**STATED TASK**
Transcribe all of the material exactly, except for its pictures.

**MATERIAL PROVIDED**
((
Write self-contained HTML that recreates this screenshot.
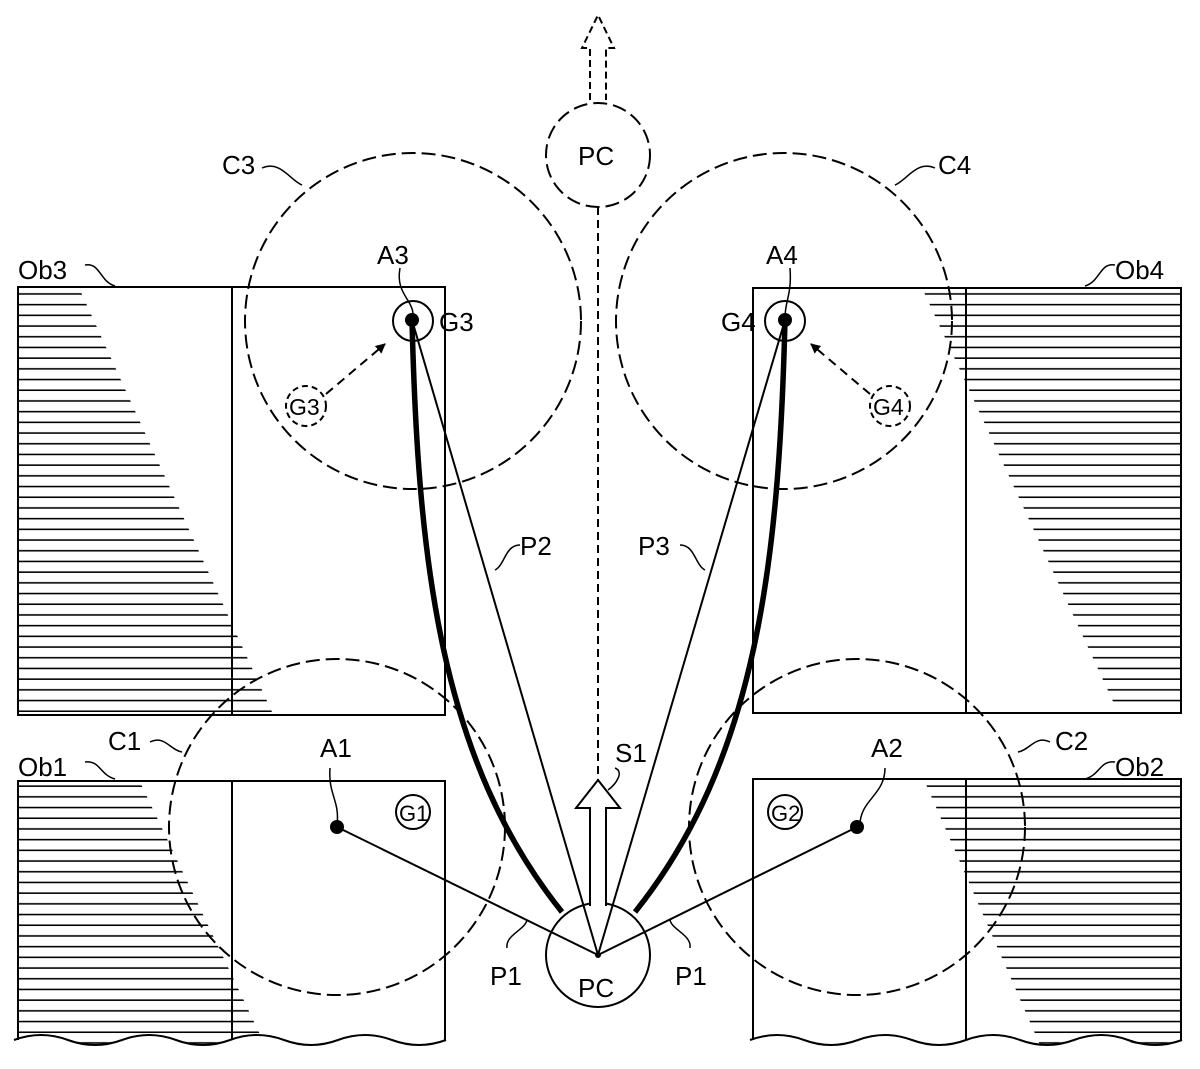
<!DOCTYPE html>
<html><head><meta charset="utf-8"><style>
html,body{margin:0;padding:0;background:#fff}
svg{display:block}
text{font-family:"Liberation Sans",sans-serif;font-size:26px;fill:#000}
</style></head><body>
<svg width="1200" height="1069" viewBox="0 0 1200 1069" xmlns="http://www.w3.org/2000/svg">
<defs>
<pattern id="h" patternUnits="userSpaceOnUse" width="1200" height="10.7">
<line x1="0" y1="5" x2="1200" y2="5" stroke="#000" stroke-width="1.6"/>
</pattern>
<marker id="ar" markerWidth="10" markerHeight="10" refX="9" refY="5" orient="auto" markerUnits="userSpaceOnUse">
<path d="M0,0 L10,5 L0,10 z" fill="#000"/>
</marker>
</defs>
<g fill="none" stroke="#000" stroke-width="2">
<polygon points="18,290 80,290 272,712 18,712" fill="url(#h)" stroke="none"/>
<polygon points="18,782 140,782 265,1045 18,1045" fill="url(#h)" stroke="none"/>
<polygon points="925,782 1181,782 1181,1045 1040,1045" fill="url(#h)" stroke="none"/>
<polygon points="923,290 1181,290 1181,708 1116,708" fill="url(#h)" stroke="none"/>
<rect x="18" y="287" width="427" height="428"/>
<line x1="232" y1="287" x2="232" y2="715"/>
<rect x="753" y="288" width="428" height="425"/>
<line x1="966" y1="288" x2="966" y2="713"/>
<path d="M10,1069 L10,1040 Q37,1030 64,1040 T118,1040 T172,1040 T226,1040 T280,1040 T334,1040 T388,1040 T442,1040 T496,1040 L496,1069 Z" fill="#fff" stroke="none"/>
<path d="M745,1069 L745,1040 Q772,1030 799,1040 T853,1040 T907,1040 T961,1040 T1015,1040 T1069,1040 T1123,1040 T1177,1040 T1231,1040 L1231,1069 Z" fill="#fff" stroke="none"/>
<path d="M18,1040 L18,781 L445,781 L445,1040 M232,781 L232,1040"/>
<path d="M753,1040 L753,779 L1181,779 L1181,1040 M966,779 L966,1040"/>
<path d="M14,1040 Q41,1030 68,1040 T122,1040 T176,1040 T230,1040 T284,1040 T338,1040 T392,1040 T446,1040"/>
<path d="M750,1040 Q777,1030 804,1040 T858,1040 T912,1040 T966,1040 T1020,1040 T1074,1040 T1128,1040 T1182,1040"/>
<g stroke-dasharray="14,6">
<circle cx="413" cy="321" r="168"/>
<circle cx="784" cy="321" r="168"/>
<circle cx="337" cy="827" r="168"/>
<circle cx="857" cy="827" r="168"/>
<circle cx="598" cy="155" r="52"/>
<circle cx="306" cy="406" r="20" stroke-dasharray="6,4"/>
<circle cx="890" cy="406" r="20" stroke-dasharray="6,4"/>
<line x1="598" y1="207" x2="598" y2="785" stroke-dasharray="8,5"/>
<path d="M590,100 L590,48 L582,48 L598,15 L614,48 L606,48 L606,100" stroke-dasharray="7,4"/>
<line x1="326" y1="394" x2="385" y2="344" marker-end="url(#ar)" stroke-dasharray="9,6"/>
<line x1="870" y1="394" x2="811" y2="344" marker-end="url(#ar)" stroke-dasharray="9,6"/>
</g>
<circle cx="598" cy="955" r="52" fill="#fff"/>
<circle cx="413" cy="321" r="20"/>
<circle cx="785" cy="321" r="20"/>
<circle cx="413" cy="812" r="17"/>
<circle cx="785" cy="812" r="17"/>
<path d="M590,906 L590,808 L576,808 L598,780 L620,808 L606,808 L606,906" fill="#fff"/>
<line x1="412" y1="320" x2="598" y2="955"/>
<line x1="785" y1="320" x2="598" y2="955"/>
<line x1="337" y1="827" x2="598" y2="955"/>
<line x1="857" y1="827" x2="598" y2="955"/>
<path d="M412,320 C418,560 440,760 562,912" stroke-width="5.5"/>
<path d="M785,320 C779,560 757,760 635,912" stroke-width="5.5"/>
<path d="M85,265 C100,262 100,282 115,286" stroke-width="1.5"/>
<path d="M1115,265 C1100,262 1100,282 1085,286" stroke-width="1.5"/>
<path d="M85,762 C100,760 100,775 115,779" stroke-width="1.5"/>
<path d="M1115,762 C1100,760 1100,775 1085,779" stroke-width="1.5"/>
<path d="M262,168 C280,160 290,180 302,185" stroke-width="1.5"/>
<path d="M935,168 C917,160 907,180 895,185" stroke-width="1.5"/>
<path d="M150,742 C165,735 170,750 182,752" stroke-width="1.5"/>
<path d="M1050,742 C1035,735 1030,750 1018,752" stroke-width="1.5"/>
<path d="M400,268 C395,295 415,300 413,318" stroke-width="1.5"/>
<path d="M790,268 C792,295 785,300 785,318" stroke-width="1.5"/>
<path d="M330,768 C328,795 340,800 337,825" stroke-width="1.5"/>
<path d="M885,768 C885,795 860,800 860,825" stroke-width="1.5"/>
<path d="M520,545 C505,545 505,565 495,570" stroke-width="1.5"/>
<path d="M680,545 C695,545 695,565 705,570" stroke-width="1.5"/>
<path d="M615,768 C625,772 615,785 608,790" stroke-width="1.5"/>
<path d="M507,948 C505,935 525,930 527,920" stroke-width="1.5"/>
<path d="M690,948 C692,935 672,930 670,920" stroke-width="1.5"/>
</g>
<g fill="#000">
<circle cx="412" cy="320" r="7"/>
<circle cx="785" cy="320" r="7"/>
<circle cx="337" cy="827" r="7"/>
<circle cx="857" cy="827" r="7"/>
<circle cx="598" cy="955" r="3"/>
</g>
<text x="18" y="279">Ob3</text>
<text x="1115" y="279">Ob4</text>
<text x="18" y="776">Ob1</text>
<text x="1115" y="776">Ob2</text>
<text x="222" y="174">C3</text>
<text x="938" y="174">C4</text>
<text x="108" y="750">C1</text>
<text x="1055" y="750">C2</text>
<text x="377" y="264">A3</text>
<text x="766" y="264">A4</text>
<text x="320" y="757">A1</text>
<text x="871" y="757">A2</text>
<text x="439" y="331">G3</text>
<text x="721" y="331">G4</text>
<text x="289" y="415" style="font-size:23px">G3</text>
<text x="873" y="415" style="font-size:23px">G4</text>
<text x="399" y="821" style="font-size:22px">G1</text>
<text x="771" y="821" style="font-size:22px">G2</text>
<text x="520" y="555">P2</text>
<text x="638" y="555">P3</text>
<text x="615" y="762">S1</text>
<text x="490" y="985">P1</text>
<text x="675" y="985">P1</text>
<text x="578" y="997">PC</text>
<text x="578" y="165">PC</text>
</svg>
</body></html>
))
**EXERCISE RESPONSE**
Write self-contained HTML that recreates this screenshot.
<!DOCTYPE html>
<html><head><meta charset="utf-8"><style>
html,body{margin:0;padding:0;background:#fff}
svg{display:block}
text{font-family:"Liberation Sans",sans-serif;font-size:26px;fill:#000}
</style></head><body>
<svg width="1200" height="1069" viewBox="0 0 1200 1069" xmlns="http://www.w3.org/2000/svg">
<defs>
<pattern id="h" patternUnits="userSpaceOnUse" width="1200" height="10.7">
<line x1="0" y1="5" x2="1200" y2="5" stroke="#000" stroke-width="1.6"/>
</pattern>
<marker id="ar" markerWidth="10" markerHeight="10" refX="9" refY="5" orient="auto" markerUnits="userSpaceOnUse">
<path d="M0,0 L10,5 L0,10 z" fill="#000"/>
</marker>
</defs>
<g fill="none" stroke="#000" stroke-width="2">
<polygon points="18,290 80,290 272,712 18,712" fill="url(#h)" stroke="none"/>
<polygon points="18,782 140,782 265,1045 18,1045" fill="url(#h)" stroke="none"/>
<polygon points="925,782 1181,782 1181,1045 1040,1045" fill="url(#h)" stroke="none"/>
<polygon points="923,290 1181,290 1181,708 1116,708" fill="url(#h)" stroke="none"/>
<rect x="18" y="287" width="427" height="428"/>
<line x1="232" y1="287" x2="232" y2="715"/>
<rect x="753" y="288" width="428" height="425"/>
<line x1="966" y1="288" x2="966" y2="713"/>
<path d="M10,1069 L10,1040 Q37,1030 64,1040 T118,1040 T172,1040 T226,1040 T280,1040 T334,1040 T388,1040 T442,1040 T496,1040 L496,1069 Z" fill="#fff" stroke="none"/>
<path d="M745,1069 L745,1040 Q772,1030 799,1040 T853,1040 T907,1040 T961,1040 T1015,1040 T1069,1040 T1123,1040 T1177,1040 T1231,1040 L1231,1069 Z" fill="#fff" stroke="none"/>
<path d="M18,1040 L18,781 L445,781 L445,1040 M232,781 L232,1040"/>
<path d="M753,1040 L753,779 L1181,779 L1181,1040 M966,779 L966,1040"/>
<path d="M14,1040 Q41,1030 68,1040 T122,1040 T176,1040 T230,1040 T284,1040 T338,1040 T392,1040 T446,1040"/>
<path d="M750,1040 Q777,1030 804,1040 T858,1040 T912,1040 T966,1040 T1020,1040 T1074,1040 T1128,1040 T1182,1040"/>
<g stroke-dasharray="14,6">
<circle cx="413" cy="321" r="168"/>
<circle cx="784" cy="321" r="168"/>
<circle cx="337" cy="827" r="168"/>
<circle cx="857" cy="827" r="168"/>
<circle cx="598" cy="155" r="52"/>
<circle cx="306" cy="406" r="20" stroke-dasharray="6,4"/>
<circle cx="890" cy="406" r="20" stroke-dasharray="6,4"/>
<line x1="598" y1="207" x2="598" y2="785" stroke-dasharray="8,5"/>
<path d="M590,100 L590,48 L582,48 L598,15 L614,48 L606,48 L606,100" stroke-dasharray="7,4"/>
<line x1="326" y1="394" x2="385" y2="344" marker-end="url(#ar)" stroke-dasharray="9,6"/>
<line x1="870" y1="394" x2="811" y2="344" marker-end="url(#ar)" stroke-dasharray="9,6"/>
</g>
<circle cx="598" cy="955" r="52" fill="#fff"/>
<circle cx="413" cy="321" r="20"/>
<circle cx="785" cy="321" r="20"/>
<circle cx="413" cy="812" r="17"/>
<circle cx="785" cy="812" r="17"/>
<path d="M590,906 L590,808 L576,808 L598,780 L620,808 L606,808 L606,906" fill="#fff"/>
<line x1="412" y1="320" x2="598" y2="955"/>
<line x1="785" y1="320" x2="598" y2="955"/>
<line x1="337" y1="827" x2="598" y2="955"/>
<line x1="857" y1="827" x2="598" y2="955"/>
<path d="M412,320 C418,560 440,760 562,912" stroke-width="5.5"/>
<path d="M785,320 C779,560 757,760 635,912" stroke-width="5.5"/>
<path d="M85,265 C100,262 100,282 115,286" stroke-width="1.5"/>
<path d="M1115,265 C1100,262 1100,282 1085,286" stroke-width="1.5"/>
<path d="M85,762 C100,760 100,775 115,779" stroke-width="1.5"/>
<path d="M1115,762 C1100,760 1100,775 1085,779" stroke-width="1.5"/>
<path d="M262,168 C280,160 290,180 302,185" stroke-width="1.5"/>
<path d="M935,168 C917,160 907,180 895,185" stroke-width="1.5"/>
<path d="M150,742 C165,735 170,750 182,752" stroke-width="1.5"/>
<path d="M1050,742 C1035,735 1030,750 1018,752" stroke-width="1.5"/>
<path d="M400,268 C395,295 415,300 413,318" stroke-width="1.5"/>
<path d="M790,268 C792,295 785,300 785,318" stroke-width="1.5"/>
<path d="M330,768 C328,795 340,800 337,825" stroke-width="1.5"/>
<path d="M885,768 C885,795 860,800 860,825" stroke-width="1.5"/>
<path d="M520,545 C505,545 505,565 495,570" stroke-width="1.5"/>
<path d="M680,545 C695,545 695,565 705,570" stroke-width="1.5"/>
<path d="M615,768 C625,772 615,785 608,790" stroke-width="1.5"/>
<path d="M507,948 C505,935 525,930 527,920" stroke-width="1.5"/>
<path d="M690,948 C692,935 672,930 670,920" stroke-width="1.5"/>
</g>
<g fill="#000">
<circle cx="412" cy="320" r="7"/>
<circle cx="785" cy="320" r="7"/>
<circle cx="337" cy="827" r="7"/>
<circle cx="857" cy="827" r="7"/>
<circle cx="598" cy="955" r="3"/>
</g>
<text x="18" y="279">Ob3</text>
<text x="1115" y="279">Ob4</text>
<text x="18" y="776">Ob1</text>
<text x="1115" y="776">Ob2</text>
<text x="222" y="174">C3</text>
<text x="938" y="174">C4</text>
<text x="108" y="750">C1</text>
<text x="1055" y="750">C2</text>
<text x="377" y="264">A3</text>
<text x="766" y="264">A4</text>
<text x="320" y="757">A1</text>
<text x="871" y="757">A2</text>
<text x="439" y="331">G3</text>
<text x="721" y="331">G4</text>
<text x="289" y="415" style="font-size:23px">G3</text>
<text x="873" y="415" style="font-size:23px">G4</text>
<text x="399" y="821" style="font-size:22px">G1</text>
<text x="771" y="821" style="font-size:22px">G2</text>
<text x="520" y="555">P2</text>
<text x="638" y="555">P3</text>
<text x="615" y="762">S1</text>
<text x="490" y="985">P1</text>
<text x="675" y="985">P1</text>
<text x="578" y="997">PC</text>
<text x="578" y="165">PC</text>
</svg>
</body></html>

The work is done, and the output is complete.